Tactical Advice

Project Champion Agreement

The key to a successful IT project is ensuring that the business purpose is clear.
This story appears in the November 2006 issue of BizTech Magazine.

A Project Champion Agreement serves as a guide for those considering proposing an information technology project. My team uses this agreement at Affinity Health Systems; it’s intended to help educate people on what’s required to lead an IT project. It is important to read this to understand the commitment you are making and the process as well.

Basic Principles

IT projects are really process improvement projects that use IT as an enabler. [INSERT YOUR COMPANY NAME] believes that these projects are most successful when led by a business leader who will be accountable for achieving the expected benefits.

Terms:

  • Project champion: The IT individual who sponsors the project.
  • Business owner: The individual or group for whom the IT project serves.
  • Steering committee: The people in your organization who evaluate, determine and prioritize IT projects.

Understanding the Expected Benefits (Step 1)

The first step to champion a project is to prepare an overview of your proposal and the project’s expected benefits. These benefits are directly related to the goals of the [INSERT YOUR COMPANY NAME] strategic plan, and will be given the highest priority. Success metrics should be established to measure the benefits, including a baseline measurement (where we are today). When submitting a project champion agreement you should attach documentation of the expected benefits and the success metrics.

When you submit a Project Champion Agreement you are agreeing to the following:

  • Achieving the Expected Benefits
    Implementing new technology will not achieve those benefits alone. Good management is the key to success.  This is the project champion’s role.  The information system must include numerous changes, such as process changes, policy changes, staffing changes and training and cultural changes. Because these aren’t technical in nature, the project champion is ultimately responsible to see these changes through in a way that results in the expected benefits. Process changes also require communication with all interested parties and the inclusion of key stakeholders in the decision-making and change management processes.
  • Tracking Return
    The project champion must track the established success metrics to determine the success of the effort. After the project has been completed and the benefits realized, the project champion will return to the IT Steering Committee to report on the expected versus realized benefits.
  • Having Fun
    I realize that IS makes me sign this because they want me to fully understand what is involved in such an endeavor, and they wish to be partners in the successful implementation. IS also loves computers and new computer projects, and I promise to enjoy the experience and have fun while accomplishing what's outlined above.

Developing the Business Case (Step 2)

If the idea is in alignment with company priorities, the Business Champion will be asked to develop a more complete business plan with the assistance of a company partner. Developing a business case is a significant investment in time, but is an important part of the project.

IS will assign someone to guide the project champion through the analytical phase of the project. Your IS partner is primarily a consultant. Your responsibility, as project champion, is to prepare the analysis to be presented to the IT Steering Committee. The analysis preparation activities will vary, based upon the project’s size and whether a new acquisition is required.
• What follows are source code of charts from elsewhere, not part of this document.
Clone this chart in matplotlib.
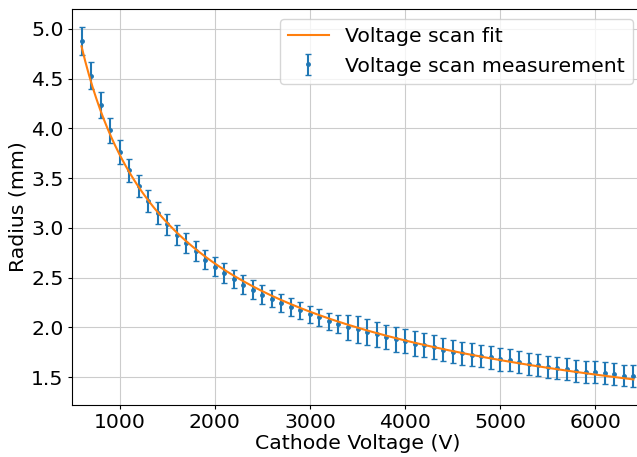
import numpy as np
import matplotlib
matplotlib.use("Agg")
import matplotlib.pyplot as plt

voltage = np.arange(600, 6401, 100)
radius = [4.88, 4.53, 4.235, 3.98, 3.765, 3.58, 3.42, 3.27, 3.15, 3.036,
          2.93, 2.845, 2.77, 2.68, 2.61, 2.548, 2.487, 2.43, 2.38, 2.33,
          2.29, 2.245, 2.205, 2.17, 2.13, 2.10, 2.06, 2.035, 2.00, 1.98,
          1.955, 1.93, 1.905, 1.88, 1.862, 1.838, 1.82, 1.80, 1.775, 1.755,
          1.74, 1.725, 1.71, 1.70, 1.68, 1.67, 1.65, 1.635, 1.625, 1.605,
          1.59, 1.58, 1.565, 1.555, 1.55, 1.54, 1.53, 1.515, 1.51]
radius_err = [0.139, 0.134, 0.129, 0.123, 0.121, 0.116, 0.112, 0.109, 0.109, 0.106,
              0.104, 0.102, 0.100, 0.097, 0.098, 0.099, 0.094, 0.094, 0.094, 0.092,
              0.089, 0.087, 0.089, 0.089, 0.089, 0.086, 0.089, 0.087, 0.129, 0.136,
              0.131, 0.124, 0.124, 0.124, 0.121, 0.121, 0.119, 0.119, 0.116, 0.114,
              0.114, 0.114, 0.112, 0.114, 0.114, 0.112, 0.112, 0.112, 0.112, 0.112,
              0.112, 0.109, 0.109, 0.109, 0.109, 0.109, 0.109, 0.109, 0.109]

# fit r = k / sqrt(V), least squares on the measurements
r_arr = np.asarray(radius)
basis = voltage ** -0.5
k = np.sum(r_arr * basis) / np.sum(basis * basis)
v_fit = np.linspace(voltage[0], voltage[-1], 300)
r_fit = k * v_fit ** -0.5

plt.rcParams['font.size'] = 14.7
fig = plt.figure(figsize=(6.37, 4.57), dpi=100)
ax = fig.add_axes([72/637, 52/457, 571/637, 396/457])
ax.errorbar(voltage, radius, yerr=radius_err, fmt='.', color='tab:blue',
            ecolor='tab:blue', capsize=2, markersize=5, elinewidth=1.5,
            label='Voltage scan measurement', zorder=2)
ax.plot(v_fit, r_fit, color='tab:orange', lw=1.5, label='Voltage scan fit', zorder=3)
ax.set_xlim(500, 6500)
ax.set_ylim(1.22, 5.2)
ax.tick_params(length=3, pad=3)
ax.grid(True, color='#cccccc')
ax.set_axisbelow(True)
ax.set_xlabel('Cathode Voltage (V)', labelpad=1)
ax.set_ylabel('Radius (mm)', labelpad=3)
ax.legend(loc='upper right')
fig.savefig('out.png', dpi=100)
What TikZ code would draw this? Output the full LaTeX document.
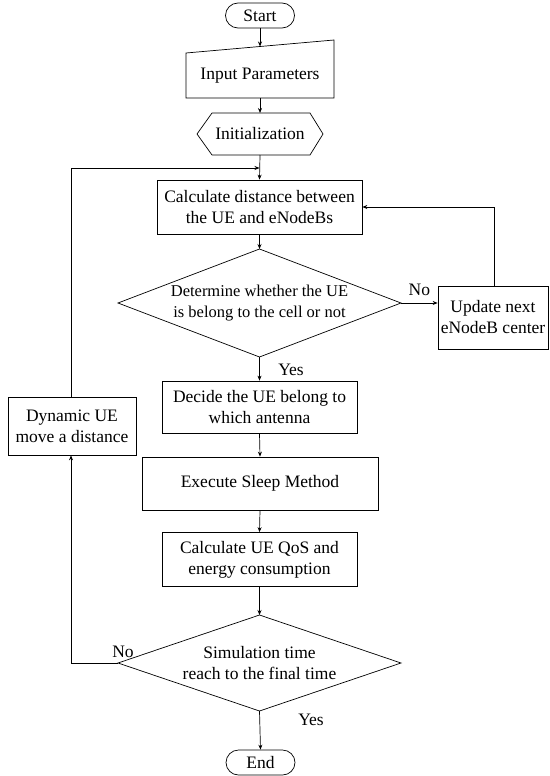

Your IS partner will guide you through the various aspects of the analysis, including:

  • Strategic alignment
  • Technical assessment
  • Risk assessment
  • Success metric refinement (measurements?)
  • Financial plan (capital, operating and ROI)
  • Human resource analysis
  • Work plan
  • You also may be asked to collect documentation, specifications and/or conduct a system selection process using IS methodology.

Your IS partner will guide you through the appropriate steps for your project. Software selections should only start once the expected benefits are identified and the features and functions required to achieve those benefits are documented.
The project champion will be expected to conduct the necessary due diligence, including demonstrations, reference checks and documentation reviews to validate the vendor’s claims. Of these, the documentation review is the most critical because most IS contracts disclaim anything shown in a demo and rely solely on the documentation as the basis for defining the system.

IS Responsibilities

[INSERT COMPANY NAME] Information Systems (IS) will support the technical aspects of the project, including:

  • Contract negotiations
  • Hardware configuration
  • Data center hardware installation
  • Server software installation
  • Network cabling and equipment

By submitting a Project Champion Agreement, you are indicating that you understand your responsibilities, including:

  • identifying the expected benefits of the project and the metrics that will be used to measure the success of the effort;
  • performing the necessary due diligence (including reading the system documentation) to make sure the proposed solution has the features and functions necessary to achieve the business objectives;
  • managing the process changes in a way to ensure that the expected benefits are realized; the transition occurs in a way that does not interrupt operations; and that proper plans are put in place to address system downtimes;
  • communicating the changes taking place and including key stakeholders in the decision-making process; and
  • reporting back to the IT Steering Committee and other key stakeholders the results of the initiative.